Not only does a hand primer tool help you prime significant amounts of brass cartridges, but you also don’t have to be standing at your reloading bench to do it. Additionally, using a hand priming tool helps you maintain a better feel of the primer sliding into the pocket and offers you more control of the primer insertion process.
Save Your Data
Although there are a few other tools you may decide to pick up along the way, this brief overview will certainly set you on the right path. One last thing you’ll need to do is collect all the data of your reload attempts along the way. Additionally, there is a huge amount of books related to reloading out there on the market as this hobby has been around basically since firearms have existed.

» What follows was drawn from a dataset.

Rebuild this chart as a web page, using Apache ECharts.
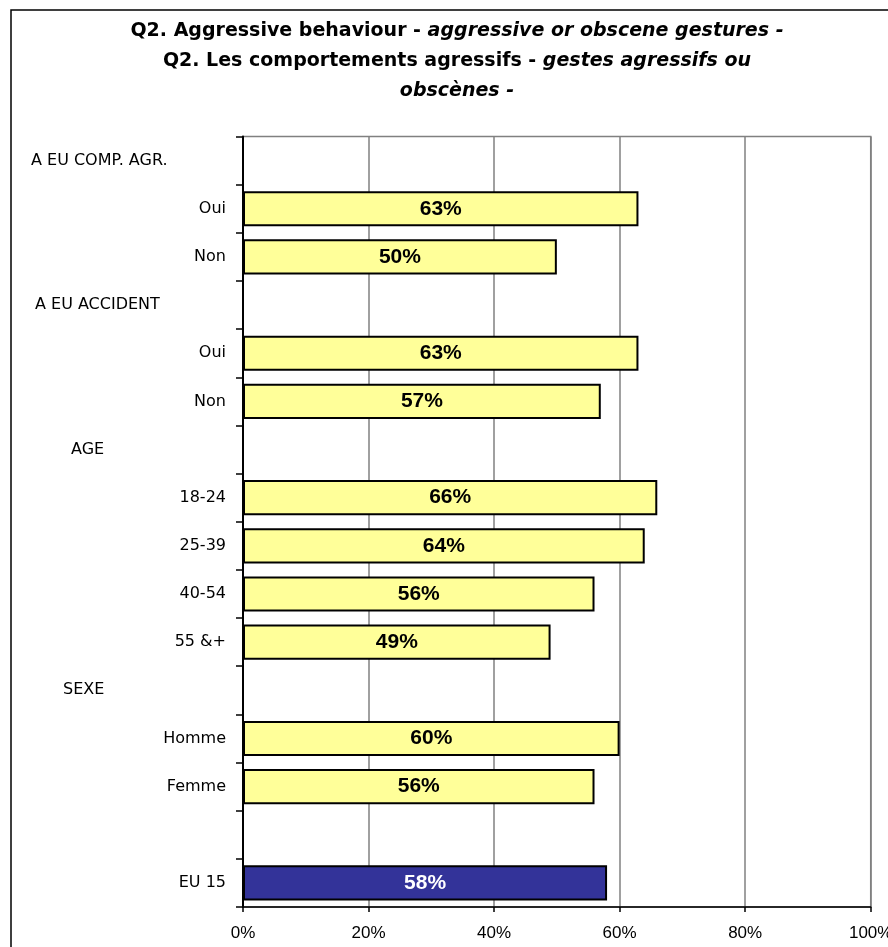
<!DOCTYPE html>
<html>
<head>
<meta charset="utf-8">
<script src="https://cdn.jsdelivr.net/npm/echarts@6/dist/echarts.min.js"></script>
<style>
html,body{margin:0;padding:0;background:#fff;}
#chart{width:888px;height:947px;}
</style>
</head>
<body>
<div id="chart"></div>
<script>
// Data
const categories = ['A EU COMP. AGR.', 'Oui', 'Non', 'A EU ACCIDENT', 'Oui', 'Non', 'AGE', '18-24', '25-39', '40-54', '55 &+', 'SEXE', 'Homme', 'Femme', '', 'EU 15'];
const values = [null, 63, 50, null, 63, 57, null, 66, 64, 56, 49, null, 60, 56, null, 58];
const headers = ['A EU COMP. AGR.', 'A EU ACCIDENT', 'AGE', 'SEXE'];
const xTicks = [0, 20, 40, 60, 80, 100];
const totalLabel = 'EU 15';

const FONT = '"Liberation Sans", Arial, sans-serif';
const FONT_WIDE = '"DejaVu Sans", "Liberation Sans", sans-serif';
const headerWidths = [195, 191, 155, 163];

const chart = echarts.init(document.getElementById('chart'), null, {renderer: 'canvas'});

const seriesData = values.map((v, i) => {
  if (v === null) return '-';
  if (categories[i] === totalLabel) {
    return {value: v, itemStyle: {color: '#333399'}, label: {color: '#ffffff'}};
  }
  return v;
});

const rich = {};
headers.forEach((h, k) => {
  rich['h' + k] = {width: headerWidths[k], align: 'left', fontSize: 16, fontFamily: FONT_WIDE, color: '#000'};
});

chart.setOption({
  animation: false,
  backgroundColor: '#ffffff',
  title: {
    left: 452,
    top: 11,
    textAlign: 'center',
    text: '{b|Q2. Aggressive behaviour - }{bi|aggressive or obscene gestures -}\n{b|Q2. Les comportements agressifs - }{bi|gestes agressifs ou}\n{bi|obscènes -}',
    textStyle: {
      rich: {
        b: {fontFamily: FONT_WIDE, fontWeight: 'bold', fontSize: 19, lineHeight: 30, color: '#000'},
        bi: {fontFamily: FONT_WIDE, fontWeight: 'bold', fontStyle: 'italic', fontSize: 19, lineHeight: 30, color: '#000'}
      }
    }
  },
  graphic: [{
    type: 'rect',
    shape: {x: 11, y: 10, width: 900, height: 960},
    style: {fill: 'none', stroke: '#000', lineWidth: 1.5},
    silent: true,
    z: -1
  }],
  grid: {
    left: 243, right: 17.3, top: 136.5, bottom: 40,
    show: true, borderColor: '#808080', borderWidth: 1.5, backgroundColor: 'transparent',
    containLabel: false,
    outerBoundsMode: 'none'
  },
  xAxis: {
    type: 'value',
    min: xTicks[0], max: xTicks[xTicks.length - 1], interval: 20,
    axisLine: {show: true, lineStyle: {color: '#000', width: 1.5}},
    axisTick: {show: true, length: 5, lineStyle: {color: '#000', width: 1.5}},
    splitLine: {show: true, lineStyle: {color: '#808080', width: 1.5}},
    axisLabel: {formatter: '{value}%', color: '#000', fontSize: 17, fontFamily: FONT, margin: 18}
  },
  yAxis: {
    type: 'category',
    inverse: true,
    data: categories,
    axisLine: {show: true, lineStyle: {color: '#000', width: 2}},
    axisTick: {show: true, length: 7, lineStyle: {color: '#000', width: 1.5}},
    splitLine: {show: false},
    axisLabel: {
      interval: 0,
      color: '#000', fontSize: 16, fontFamily: FONT_WIDE, margin: 17,
      formatter: function (val) {
        const k = headers.indexOf(val);
        if (k >= 0) return '{h' + k + '|' + val + '}';
        return val;
      },
      rich: rich
    }
  },
  series: [{
    type: 'bar',
    data: seriesData,
    barCategoryGap: '27%',
    itemStyle: {color: '#FFFF99', borderColor: '#000', borderWidth: 2},
    label: {
      show: true, position: 'inside', formatter: '{c}%',
      color: '#000', fontWeight: 'bold', fontSize: 21, fontFamily: FONT
    }
  }]
});
</script>
</body>
</html>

Nothing beats a physical book that you can flip through to find the information you need but the internet obviously is a quick and easy way to find literally any information regarding caliber, bullet weights, powder charges, and more for basically any rifle that you are reloading for. With so many resources out there to get you started, why haven’t you yet?
Determine how each load reacted when fired. Make a list of all the reloads you performed that worked as they should have and all the ones you’ll want to avoid when you start another reload process. Using the right tools and collecting all the data as you go will make your adventure into the world of reloads a continuous and pleasurable experience.